OK. Back on topic.
The first time I had sex -- I don't even think about.
But the first time I made love...it replays in my mind every week, probably every other night.
It was the first time I was introduced to
pleasure pain. Have Mercy! Have you experienced that ladies? Praise the powers that be for creating that!! Hurt me!
Anyway. His strength made me feel soo safe like I was underneath the most powerful man in the work and no harm could get to me (except him). It was beautiful and left me trembling.
I was 'taken' whereas in the past I'd only 'did it'
It was physical, emotional, psychological, spiritual, chemical. Ahh!
Anyway, that was the love of my life. We are not together. And I will miss him until the day I die. I always felt like I wanted to crawl through my skin and touch his soul when we would make love. So intense. And yes, I remember all the sounds, touches, and repartee.

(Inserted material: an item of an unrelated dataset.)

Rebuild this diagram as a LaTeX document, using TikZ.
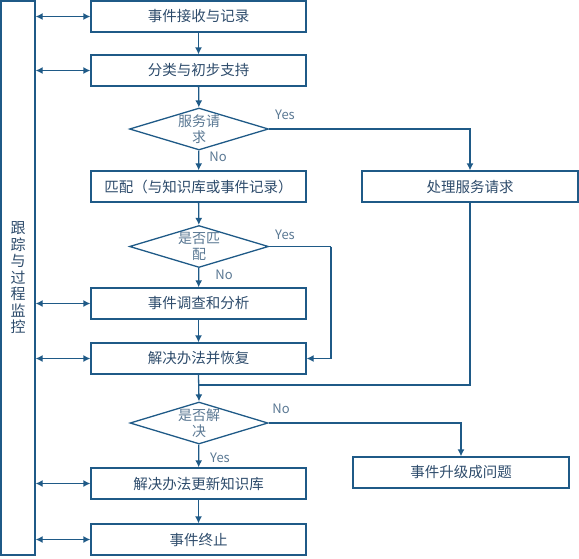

He ruined it for any lover that followed, and is the main reason why I'm celibate now. He could command a bed and everyone else seems weak in comparison. Also, the love was so layered ...that I don't want to share such an overwhelming and vulnerable experience like that unless I'm married or at least engaged.
I don't have words to describe the non-physical part of it. But the physical part was very much 'Me Tarzan, you Jane.' I know the old-school feminists won't like that...but as a neo-feminist I love it.
He was hardcore masculine. I miss him.